Я завозила по тарелке кусок куриной шкурки. Двух Кремниевых долин мне не хотелось. Я склонялась к мысли, что нам с лихвой хватает вреда от той, что есть. А может, я и вправду хотела две, но только если вторая была бы совершенно другой, злым двойником: матриархальная Кремниевая долина. Сепаратистско-феминистская Кремниевая долина. Небольшая, глубоко продуманная, неторопливая, регулируемая Кремниевая долина – в ней могли бы руководить и мужчины, но при условии, что они никогда не будут употреблять слово «блицскейлинг»[29]
или называть бизнес войной. Я знала, что в моих идеях есть логическое противоречие.– Прогресс настолько необычен и так редок, и все мы охотимся, пытаясь найти Эльдорадо, – сказал Патрик. – Почти все вернутся ни с чем. Трезвые, ответственные и взрослые не бросают работу и жизнь ради строительства компаний, в конце концов, возможно, даже того и не стоящих. Для этого необходимо своего рода самопожертвование.
Только потом я поняла, что он, возможно, пытался мне что-то сказать.
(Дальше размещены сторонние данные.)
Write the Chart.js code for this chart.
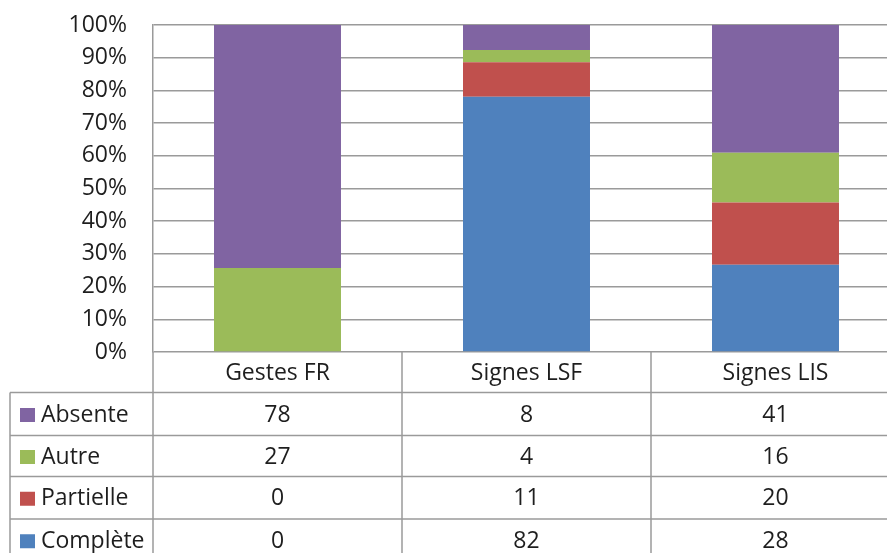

Друзья устраивали рейв в дельте Сакраменто, объявленный радикальным событием опоры на собственные силы. Приглашение гласило: «Земля суха и требует твой пот». «Мы жаждем наполнить ферму радостными, голодными телами». Я хотела быть радостным телом – или на худой конец попробовать. Я положила пару черных штанов, маленький вапорайзер, роман и «Путь художника»[30]
.– Думаю, на рейвах не читают, – заглянув в мою торбу, заметил Иэн, но обострять не стал.